Orias menjelaskan karena transisi penambangan itu, PTFI hanya berhasil membukukan laba bersih sebesar 166 juta dolar AS pada 2019 dan 366 juta dolar AS pada 2020. Ia memproyeksikan laba bersih PTFI akan meningkat pada 2021 menjadi sebesar 870 juta dolar AS dan terus meningkat pada 2022 menjadi 1,5 miliar dolar AS.
"Setelah 2022, dengan net income (laba bersih) 2 miliar dolar AS di 2023, kami asumsikan porsi dividen yang diterima MIND ID sebesar 1 miliar dolar AS setiap tahun. Atas dasar ini kami datang ke investor dan menerbitkan obligasi karena kemampuan membayar Freeport ke depan mencukupi," katanya.

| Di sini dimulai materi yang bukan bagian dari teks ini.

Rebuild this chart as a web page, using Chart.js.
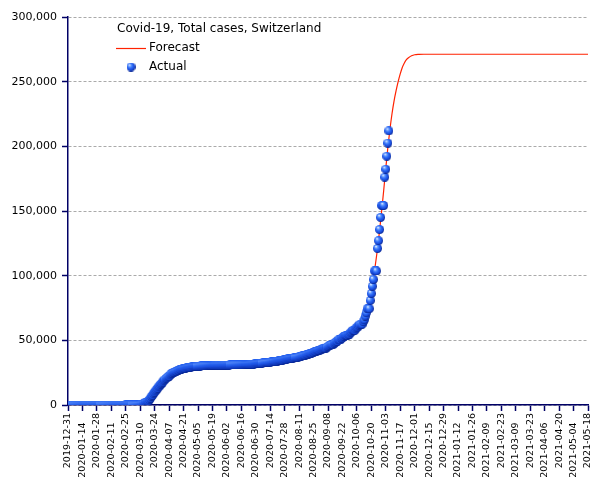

MIND ID telah menerbitkan obligasi sebesar 4 miliar dolar AS pada November 2018 untuk membeli saham Freeport.
Dari jumlah obligasi tersebut, 3,8 miliar dolar digunakan untuk membayar divestasi saham Freeport dan sisa 150 juta dolar AS digunakan untuk transaksi dan kontribusi belanja modal dalam pengembangan tambang bawah tanah PTFI pada 2019-2020.
Baca juga:
Obligasi global MIND ID terdiri atas empat masa jatuh tempo dengan tingkat kupon berbeda-beda, yakni sebesar 1 miliar dolar AS dengan kupon 5,23 persen dan jatuh tempo pada 2021, kemudian sebesar 1,25 miliar dolar AS dengan kupon 5,71 persen dan jatuh tempo pada 2023, sebesar 1 miliar dolar AS dengan kupon 6,53 persen dan jatuh tempo pada 2028 dan sebesar 750 juta dolar AS dengan kupon 6,75 persen dan jatuh tempo pada 2048.
Menurut Orias, penerbitan obligasi lebih stabil untuk pembiayaan jangka panjang dibandingkan dengan pinjaman sindikasi perbankan asing.
"Dengan (proyeksi dividen) 1 miliar dolar AS setiap tahun, pada 2025 atau 2026, 4 miliar dolar AS (obligasi) sudah tertutupi," katanya.